Incipits I
Leve recuerdo, recuerdo en hilachas, no obstante persistente y que me ha acompañado toda la vida. Un atardecer en Santa Ana, en el atrio del Calvario, un grupo de muchachos, alumnos del Seminario, comentaban el primer capítulo de la última novela que acababa de leernos el profesor de castellano. No recuerdo ni siquiera aproximadamente la fecha, sé que mediaban los años cincuenta. Recuerdo que solíamos reunirnos en las gradas de la estatua del fray Felipe de Jesús Moraga. Hablábamos entre nosotros de todo, las más de las veces de asuntos profanos. Esa vez pronuncié palabras que sorprendieron a mis contertulios y que me sorprenden hasta ahora a mí mismo, no tanto por su contenido, sino por lo tajante de mi juicio de entonces y el exiguo material que lo sustentaba. ¿Quién sabe cuáles fueron los caminos que me llevaron a esa conclusión? Pero el hecho es que afirmé sin pispilear que esa novela no podía ser muy buena, pues la frase inicial era muy mala. Mis compañeros se sorprendieron por lo incisorio de mi abrupta frase. Se burlaron y se rieron. ¿Qué sabía de novelas buenas o malas, si yo no había escrito ninguna? ¡¿Una frase no lo determina todo?!
No me pregunten de qué novela se trataba, se me ha olvidado. Además nuestro profesor tuvo que cambiar de estrategia para interesarnos al estudio de la gramática castellana. En realidad se vio obligado a estudiarla para poder enseñárnosla... Así que nunca supimos si era buena o mala la novela... A mí me gustaban esas lecturas semanales. Muchos años después supe el nombre latino de la frase introductora de las novelas: íncipit.
Mucho me he entretenido leyendo, analizando los íncipits. Tal vez el más célebre sea el majestuoso inicio de El Ingenioso Hidalgo Don Quijote de la Mancha. Tan célebre que ya nadie le presta atención y lo que más ha aguzado la perspicacia indagatoria, es el misterioso lugar de la Mancha, cuyo nombre no podemos conocer. No obstante ese íncipit —oído tantas veces antes de que abriera la novela de Miguel de Cervantes— tardó en revelarme su magia.

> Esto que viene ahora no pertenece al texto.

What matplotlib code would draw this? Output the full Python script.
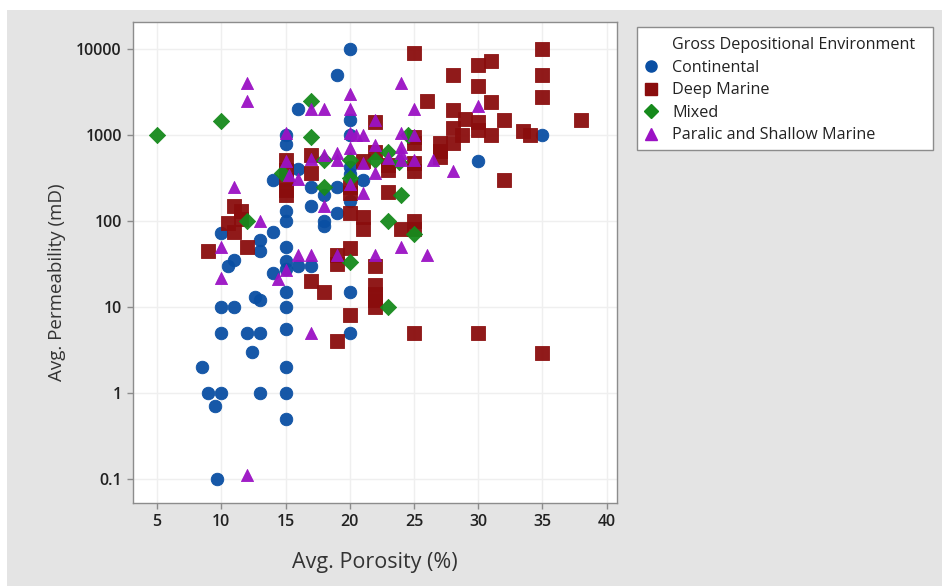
import matplotlib
matplotlib.use("Agg")
import matplotlib.pyplot as plt
from matplotlib.patches import Rectangle
from matplotlib.lines import Line2D

plt.rcParams['font.family'] = ['Open Sans', 'DejaVu Sans']

# Average porosity (%) and permeability (mD) by depositional environment
continental_por = [20, 19, 16, 20, 15, 20, 15, 35, 30, 16, 20, 20, 14, 21, 17, 19, 18, 20,
                   17, 15, 19, 15, 18, 18, 10, 14, 13, 13, 15, 15, 15, 10.5, 11, 16, 17, 14,
                   15, 20, 12.6, 13, 10, 11, 15, 10, 12, 13, 15, 20, 12.4, 8.5, 15, 9, 10,
                   13, 15, 9.5, 15, 9.7]
continental_perm = [10000, 5000, 2000, 1500, 1000, 1000, 780, 1000, 500, 400, 430, 350, 300,
                    300, 250, 250, 200, 170, 150, 130, 125, 100, 100, 88, 73, 75, 60, 45, 50,
                    34, 28, 30, 35, 30, 30, 25, 15, 15, 13, 12, 10, 10, 10, 5, 5, 5, 5.5, 5,
                    3, 2, 2, 1, 1, 1, 1, 0.7, 0.5, 0.1]

deep_por = [9, 10.5, 11, 11, 11.5, 11.5, 12, 15, 15, 15, 15, 15, 17, 17, 17, 18, 19, 19, 19,
            20, 20, 20, 20, 20, 21, 21, 21, 22, 22, 22, 22, 22, 22, 22, 23, 23, 23, 24,
            25, 25, 25, 25, 25, 25, 25, 25, 26, 27, 27, 27, 28, 28, 28, 28, 28.7, 29,
            30, 30, 30, 30, 30, 31, 31, 31, 32, 32, 33.5, 34, 35, 35, 35, 35, 38]
deep_perm = [45, 95, 150, 75, 130, 105, 50, 510, 390, 300, 230, 200, 590, 360, 20, 15, 40, 32, 4,
             250, 210, 125, 48, 8, 500, 110, 80, 1400, 640, 30, 18, 14, 12, 10, 450, 390, 220, 80,
             9000, 950, 800, 470, 380, 100, 80, 5, 2500, 800, 650, 550, 5000, 1950, 1200, 800,
             1000, 1550, 6500, 3700, 1400, 1150, 5, 7200, 2400, 1000, 1500, 300, 1100, 1000,
             10000, 5000, 2800, 2.9, 1500]

mixed_por = [5, 10, 17, 17, 12, 14.7, 18, 18, 20, 20, 20, 22, 23, 23.8, 24.5, 24, 23, 25, 23]
mixed_perm = [1000, 1450, 2500, 950, 100, 360, 510, 250, 510, 320, 33, 510, 640, 490, 1000,
              200, 100, 70, 10]

paralic_por = [12, 12, 17, 18, 20, 20, 15, 20, 20.5, 21, 20, 19, 19, 18, 17, 15, 15.3, 16, 11,
               20, 21, 18, 13, 10, 10, 16, 17, 19, 15, 14.4, 17, 12, 24, 25, 30, 22, 24, 25,
               24, 24, 22, 23, 24, 25, 21, 22, 26.5, 28, 24, 26, 22]
paralic_perm = [4000, 2500, 2000, 2000, 3000, 2000, 1050, 1050, 1000, 1000, 700, 620, 510, 590,
                520, 500, 340, 305, 250, 270, 210, 150, 100, 50, 22, 40, 40, 40, 27, 21, 5,
                0.11, 4000, 2000, 2200, 1500, 1050, 1000, 730, 610, 770, 540, 510, 510, 470,
                360, 510, 380, 50, 40, 40]

x_ticks = [5, 10, 15, 20, 25, 30, 35, 40]
y_ticks = [0.1, 1, 10, 100, 1000, 10000]
y_tick_labels = ['0.1', '1', '10', '100', '1000', '10000']

groups = [
    ("Continental", continental_por, continental_perm, 'o', '#0a4fa3', 82),
    ("Deep Marine", deep_por, deep_perm, 's', '#8a0d0d', 96),
    ("Mixed", mixed_por, mixed_perm, 'D', '#168a1c', 68),
    ("Paralic and Shallow Marine", paralic_por, paralic_perm, '^', '#9b12c4', 76),
]

W, H = 942, 586
fig = plt.figure(figsize=(W / 100, H / 100), dpi=100, facecolor='white')
fig.patches.append(Rectangle((7 / W, 0), 1, 1 - 10 / H, transform=fig.transFigure,
                             facecolor='#e4e4e4', edgecolor='none', zorder=-10))

ax = fig.add_axes([133 / W, 83 / H, 484 / W, 481 / H])
ax.set_facecolor('white')

for name, xs, ys, mk, col, size in groups:
    ax.scatter(xs, ys, marker=mk, s=size, color=col, edgecolors=col, linewidths=0.6,
               alpha=0.95, zorder=3, label=name)

ax.set_yscale('log')
ax.set_xlim(3.13, 40.8)
ax.set_ylim(10 ** -1.279, 10 ** 4.314)
ax.set_xticks(x_ticks)
ax.set_xticklabels([str(t) for t in x_ticks])
ax.set_yticks(y_ticks)
ax.set_yticklabels(y_tick_labels)
ax.minorticks_off()
ax.grid(True, color='#efefef', linewidth=1.0, zorder=0)
ax.set_axisbelow(True)

for sp in ax.spines.values():
    sp.set_color('#8c8c8c')
    sp.set_linewidth(1.0)
ax.tick_params(axis='both', direction='out', length=4, width=1, color='#8c8c8c',
               labelsize=11.5, labelcolor='#222222', pad=4)
for lab in ax.get_xticklabels() + ax.get_yticklabels():
    lab.set_fontweight('semibold')

ax.set_xlabel('Avg. Porosity (%)', fontsize=15.5, color='#333333', labelpad=16)
ax.set_ylabel('Avg. Permeability (mD)', fontsize=13.5, color='#333333')
ax.yaxis.set_label_coords(-0.138, 0.46)

# Legend panel: white box with grey outline, heading drawn as an unmarked first row
fig.patches.append(Rectangle((637 / W, 1 - 150 / H), 296 / W, 123 / H,
                             transform=fig.transFigure, facecolor='white',
                             edgecolor='#8c8c8c', linewidth=1.0, zorder=1))
handles = [Line2D([], [], linestyle='none', marker=None)]
labels = ['Gross Depositional Environment']
for name, xs, ys, mk, col, size in groups:
    handles.append(Line2D([], [], linestyle='none', marker=mk,
                          markersize=8 if mk != 'D' else 7,
                          color=col, markeredgecolor=col))
    labels.append(name)

leg = fig.legend(handles, labels, loc='upper left',
                 bbox_to_anchor=(637 / W, 1 - 31 / H), frameon=False, fontsize=11.6,
                 handlelength=0.9, handletextpad=0.9, labelspacing=0.4, borderpad=0.4,
                 borderaxespad=0)
leg.set_zorder(2)
for t in leg.get_texts():
    t.set_color('#222222')

fig.savefig('out.png', dpi=100, facecolor=fig.get_facecolor())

Me ocurrió lo que le acontece a todo el mundo al cruzarse con alguien muy conocido, lo dejé pasar.
Fue con León Nikolaevich Tolstoi que comenzó realmente a afilarse mi atención: al leer la primera oración de Anna Karenina fue fulgurante la sensación de sentir que una mano tomaba la mía para entregarme un hilo que me guiaría en el laberíntico escudriño del alma humana. Al mismo tiempo me sentí atrapado. Nada, ni nadie pudo arrancarme de la novela. El íncipit marcó también el compás de mi lectura. No tuve que precipitarme con desembocada curiosidad buscando un desenlace que desahogara la tensión de los anhelos provocados. El ritmo de mi lectura fue lento, tal vez se entrelazaba con la prudente marcha que adoptó la pluma de Tolstoi. La apertura nos advierte en forma de adagio que vamos a ser testigos de un drama: "Las familias felices se parecen entre ellas, cada familia desdichada lo es a su manera". Esta verdad tan sencilla y tan sencillamente dicha me sobrecogió profundamente, pues la singularidad de la desdicha forzosamente nos hunde en la soledad y nos priva de la posible comunión con los otros. La desdicha nos aparta, nos condena.